As we walked in, the swimming pool was rippling in the sun and I stopped. That was another mountain I had to conquer.
For the last so many years, I had been trying to learn how to swim; but I never did it seriously enough, I guess! I just flopped around in the water.
Ok! So, I was now going to learn both - I was more sure of badminton; swimming was still a question mark
Anyway, Nandini and I started going everyday to the court and the pool. After all my muscles stopped complaining and my aches and pains subsided from my badminton, I regularly dipped into the pool.
Now for my swimming – I can hold my breath and swim underwater in the shallows from one bar to the next at an angle of 90degrees. So, I actually swim about six feet, holding my breath underwater.
Now as I grew more confident and watched Nandini swim effortlessly, I told myself, I had to do better.
Tried picking up my head out of the water! My legs stopped kicking! And I flopped down! Of course, I floundered!
Then Raji appeared on the scene, all the way from Doha! She gave me the courage and the trick of letting my breath out in the water. So, there we were, my air bubbles and I walking across one shallow side to the other.
Now all I had to do was to kick up my legs and flail my arms and I would be swimming like Nandini!
I tried and I floundered all over again and swallowed a couple of gallons of water! I worked at it but no luck! I pleaded with Raji to stay on for a while but she was headed back.
Then Sudha came with her four year old grand-daughter. Now watching Sudha swim was comforting because she too barely picked up her head, maybe twice in a length!
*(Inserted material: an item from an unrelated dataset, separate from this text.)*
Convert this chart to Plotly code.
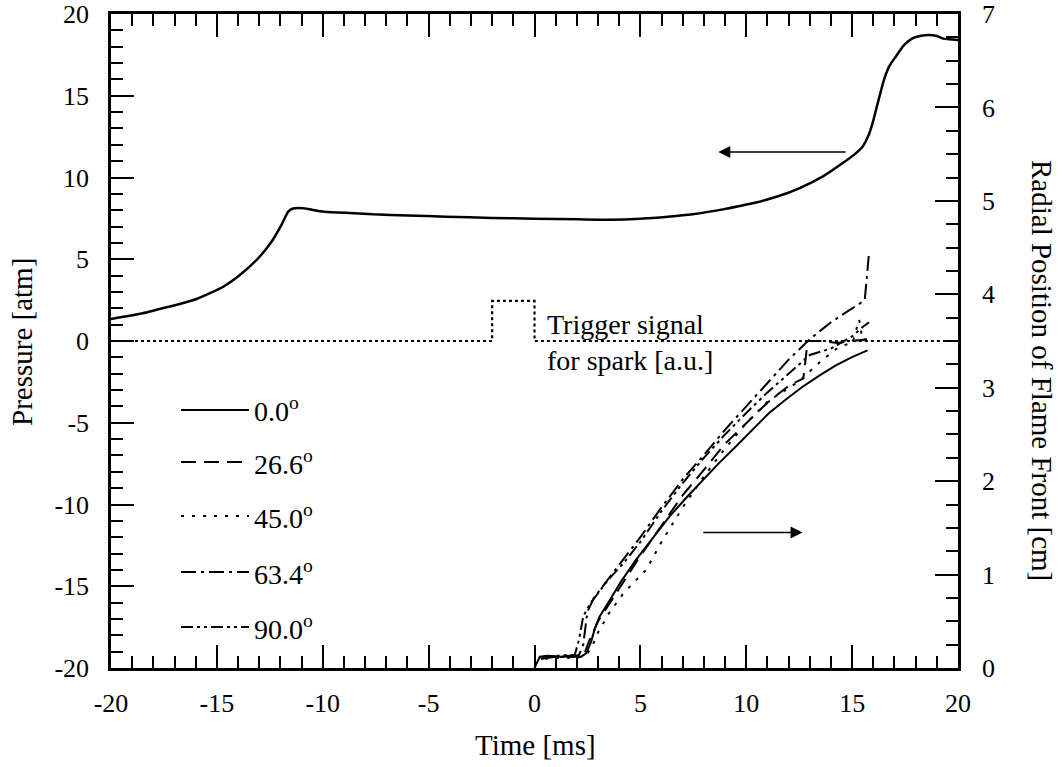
import plotly.graph_objects as go

# ---------------- data ----------------
# Pressure trace (left axis)
t_pressure = [-20, -18.5, -17.7, -16.8, -15.96, -14.7, -13.9, -13.05, -12.42, -11.95, -11.63,
              -11.4, -10.9, -10.4, -9.9, -8.5, -7.63, -6, -4.17, -2, 0, 2.12, 3.54, 5, 6.3,
              7.47, 8.9, 10.3, 11.5, 12.5, 13.6, 14.54, 15.1, 15.49, 15.75, 15.96, 16.2, 16.5,
              16.75, 17.06, 17.45, 17.85, 18.2, 18.63, 19.0, 19.26, 19.6, 20]
pressure = [1.35, 1.7, 1.96, 2.25, 2.57, 3.32, 4.05, 5.06, 6.07, 7.1, 7.91,
            8.1, 8.12, 8.0, 7.91, 7.82, 7.75, 7.68, 7.6, 7.53, 7.48, 7.44, 7.42, 7.48, 7.6,
            7.75, 8.05, 8.42, 8.85, 9.34, 10.05, 10.87, 11.4, 11.88, 12.5, 13.3, 14.5, 15.96,
            16.8, 17.39, 18.1, 18.51, 18.65, 18.72, 18.65, 18.51, 18.45, 18.41]

# Trigger signal for spark (left axis, arbitrary units)
t_trigger = [-20, -2, -2, 0, 0, 20]
trigger = [0, 0, 2.45, 2.45, 0, 0]

# Radial position of flame front (right axis) for each angle
angles = ["0.0", "26.6", "45.0", "63.4", "90.0"]
t_flame = {
    "0.0": [0, 0.25, 0.6, 1.2, 1.8, 2.2, 2.45, 2.67, 2.85, 3.07, 3.46, 4.1, 4.8, 5.6, 6.37,
            7.2, 7.94, 8.7, 9.51, 10.3, 11.08, 11.9, 12.66, 13.45, 14.23, 15.02, 15.73],
    "26.6": [0.3, 0.6, 1.2, 2.0, 2.35, 2.6, 3.0, 3.5, 4.2, 5, 6, 7, 8, 9, 10, 11, 12, 12.7,
             12.9, 13.5, 14.3, 15.0, 15.6, 15.8],
    "45.0": [0.5, 1.2, 2.0, 2.4, 2.7, 3.0, 3.5, 4.2, 5.27, 6, 7, 8, 9, 10, 11, 12, 12.5, 13.5,
             14.39, 15.02, 15.33, 15.5, 15.7],
    "63.4": [0.3, 1.0, 1.8, 2.1, 2.3, 2.5, 2.8, 3.3, 4, 5, 6, 7, 8, 9, 10, 11, 12, 13, 14,
             14.8, 15.49, 15.6, 15.75, 15.8],
    "90.0": [0.3, 1.0, 1.9, 2.1, 2.3, 2.6, 3.0, 3.5, 4.2, 5, 6, 7, 8, 9, 10, 11, 12, 13, 14,
             15, 15.5, 15.8],
}
r_flame = {
    "0.0": [0, 0.12, 0.13, 0.12, 0.12, 0.12, 0.16, 0.28, 0.42, 0.55, 0.69, 0.93, 1.16, 1.40,
            1.62, 1.83, 2.01, 2.19, 2.37, 2.55, 2.73, 2.88, 3.01, 3.13, 3.24, 3.33, 3.40],
    "26.6": [0.1, 0.12, 0.13, 0.13, 0.15, 0.3, 0.5, 0.68, 0.92, 1.2, 1.52, 1.85, 2.12, 2.4,
             2.62, 2.84, 3.02, 3.1, 3.5, 3.5, 3.48, 3.5, 3.52, 3.52],
    "45.0": [0.1, 0.11, 0.11, 0.13, 0.22, 0.38, 0.58, 0.8, 1.05, 1.35, 1.72, 2.05, 2.35,
             2.62, 2.85, 3.0, 3.07, 3.28, 3.44, 3.48, 3.73, 3.5, 3.53],
    "63.4": [0.1, 0.12, 0.12, 0.14, 0.25, 0.6, 0.75, 0.9, 1.1, 1.4, 1.72, 2.02, 2.28, 2.55,
             2.8, 3.05, 3.3, 3.52, 3.7, 3.82, 3.92, 3.95, 4.4, 4.45],
    "90.0": [0.1, 0.13, 0.14, 0.3, 0.55, 0.68, 0.8, 0.95, 1.12, 1.35, 1.68, 1.98, 2.25, 2.5,
             2.73, 2.95, 3.15, 3.35, 3.42, 3.55, 3.65, 3.7],
}

x_ticks = [-20, -15, -10, -5, 0, 5, 10, 15, 20]
y_ticks = [-20, -15, -10, -5, 0, 5, 10, 15, 20]
y2_ticks = [0, 1, 2, 3, 4, 5, 6, 7]

# ---------------- styling ----------------
FONT = "Liberation Serif"
TICK_SIZE = 26
TITLE_SIZE = 29
dash_styles = {
    "0.0": "solid",
    "26.6": "15px,8px",
    "45.0": "3px,8px",
    "63.4": "15px,5px,3px,5px",
    "90.0": "12px,4px,3px,4px,3px,4px",
}

fig = go.Figure()

fig.add_trace(go.Scatter(x=t_pressure, y=pressure, mode="lines",
                         line=dict(color="black", width=2.5, shape="spline", smoothing=0.5),
                         showlegend=False, xaxis="x", yaxis="y"))
fig.add_trace(go.Scatter(x=t_trigger, y=trigger, mode="lines",
                         line=dict(color="black", width=2.2, dash="3px,3px"),
                         showlegend=False, xaxis="x", yaxis="y"))

for a in angles:
    fig.add_trace(go.Scatter(x=t_flame[a], y=r_flame[a], mode="lines",
                             line=dict(color="black", width=2, dash=dash_styles[a]),
                             showlegend=False, xaxis="x2", yaxis="y2"))

# ---------------- axes ----------------
PL, PR, PT, PB = 111, 958, 14, 668
W, H = 1062, 767

common_x = dict(range=[-20, 20], tickmode="array", tickvals=x_ticks,
                ticktext=[str(v) for v in x_ticks],
                ticks="inside", ticklen=23, tickwidth=2, tickcolor="black",
                minor=dict(dtick=1, tick0=-20, ticks="inside", ticklen=12,
                           tickwidth=2, tickcolor="black"),
                showline=True, linewidth=2.5, linecolor="black",
                showgrid=False, zeroline=False, ticklabeloverflow="allow",
                automargin=False)

fig.update_layout(
    width=W, height=H,
    margin=dict(l=PL, r=W - PR, t=PT, b=H - PB, autoexpand=False),
    paper_bgcolor="white", plot_bgcolor="white",
    font=dict(family=FONT, size=TICK_SIZE, color="black"),
    showlegend=False,
    xaxis=dict(**common_x, tickfont=dict(family=FONT, size=TICK_SIZE), ticklabelstandoff=10),
    xaxis2=dict(**common_x, overlaying="x", side="top", anchor="y2",
                showticklabels=False, matches="x"),
    yaxis=dict(range=[-20, 20], tickmode="array", tickvals=y_ticks,
               ticktext=[str(v) for v in y_ticks],
               ticks="inside", ticklen=23, tickwidth=2, tickcolor="black",
               minor=dict(dtick=1, tick0=-20, ticks="inside", ticklen=12,
                          tickwidth=2, tickcolor="black"),
               showline=True, linewidth=2.5, linecolor="black",
               showgrid=False, zeroline=False, ticklabeloverflow="allow", automargin=False,
               tickfont=dict(family=FONT, size=TICK_SIZE), ticklabelstandoff=14),
    yaxis2=dict(range=[0, 7], tickmode="array", tickvals=y2_ticks,
                ticktext=[str(v) for v in y2_ticks],
                overlaying="y", side="right", anchor="x2",
                ticks="inside", ticklen=23, tickwidth=2, tickcolor="black",
                minor=dict(dtick=0.25, tick0=0, ticks="inside", ticklen=12,
                           tickwidth=2, tickcolor="black"),
                showline=True, linewidth=2.5, linecolor="black",
                showgrid=False, zeroline=False, ticklabeloverflow="allow", automargin=False,
                tickfont=dict(family=FONT, size=TICK_SIZE), ticklabelstandoff=16),
)

# ---------------- titles ----------------
def px_x(p):
    return (p - PL) / (PR - PL)

def px_y(p):
    return (PB - p) / (PB - PT)

ann = []
ann.append(dict(text="Time [ms]", xref="paper", yref="paper", x=px_x(535), y=px_y(745),
                showarrow=False, font=dict(family=FONT, size=TITLE_SIZE),
                xanchor="center", yanchor="middle"))
ann.append(dict(text="Pressure [atm]", xref="paper", yref="paper", x=px_x(22), y=px_y(342),
                showarrow=False, textangle=-90, font=dict(family=FONT, size=TITLE_SIZE),
                xanchor="center", yanchor="middle"))
ann.append(dict(text="Radial Position of Flame Front [cm]", xref="paper", yref="paper",
                x=px_x(1042), y=px_y(370), showarrow=False, textangle=90,
                font=dict(family=FONT, size=TITLE_SIZE), xanchor="center", yanchor="middle"))

# trigger annotation
ann.append(dict(text="Trigger signal<br>for spark [a.u.]", xref="x", yref="y", x=0.5, y=-0.1,
                showarrow=False, align="left", xanchor="left", yanchor="middle",
                font=dict(family=FONT, size=28)))

# arrows
ann.append(dict(x=8.68, y=11.56, ax=14.76, ay=11.56, xref="x", yref="y", axref="x", ayref="y",
                showarrow=True, arrowhead=2, arrowsize=1.6, arrowwidth=1.5, arrowcolor="black", text=""))
ann.append(dict(x=12.66, y=1.45, ax=7.9, ay=1.45, xref="x2", yref="y2", axref="x2", ayref="y2",
                showarrow=True, arrowhead=2, arrowsize=1.6, arrowwidth=1.5, arrowcolor="black", text=""))

# legend (drawn manually)
leg_y = [410, 462, 516, 572, 627]
shapes = []
for a, yy in zip(angles, leg_y):
    shapes.append(dict(type="line", xref="paper", yref="paper", x0=px_x(181), x1=px_x(249),
                       y0=px_y(yy), y1=px_y(yy),
                       line=dict(color="black", width=2.2, dash=dash_styles[a])))
    ann.append(dict(text=a + "<sup>o</sup>", xref="paper", yref="paper", x=px_x(252), y=px_y(yy),
                    showarrow=False, xanchor="left", yanchor="middle",
                    font=dict(family=FONT, size=28)))

fig.update_layout(annotations=ann, shapes=shapes)

fig.write_html("out.html")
Then of course the coach arrived, and I gathered the courage to ask him for help to regulate my breathing. He was a very good swimmer and a young man who knew what he was talking about—he told me that I should have my head out once for every two strokes of the arms!
'But then my arms are not out of the water?'
If I pick up my head, my legs go down. He then asked me to hold the bar and practice putting my head up and down - a lot on the lines of the toy hen that pecks up and down when it is wound up.
I told him very seriously, "I can't do that I will get an attack of vertigo!'
Nandini came to my rescue. She said, 'Do it at your own pace! You are in no competition!"
Then the coach tried teaching Sudha how to touch her ear to the extended arm, thus bringing her mouth out of the water. She gave up, not completely though.
Once in a while, especially when the coach is around, I see her trying. Then when we connect she breaks into a giggle!!
Lalitha is another member – a grandma coming with her granddaughter, who swims fairly well. Lalitha does a cute dog paddle—I am sure there must be someone saying the same about me!
But what I really love and admire is our collective josh for learning and improving ourselves -none of us have had any kind of training in our childhood. Some of us from rural hinterlands are also conquering our well entrenched sermons of childhood on baring our bodies!
I shall give it a few more days, and – maybe, I will manage on my own! Maybe, I will teach myself how to raise my head and fill air into my lungs and then let it out in the water. Maybe…I will swim like Nandini one day!
But one thing is sure, I am not giving up the pool!
I shall swim this summer, not for anything else but for the wonderful relaxed feeling I get after sweating it out in the badminton court!
I want to be able to conquer my fear and enjoy this wonderful facility!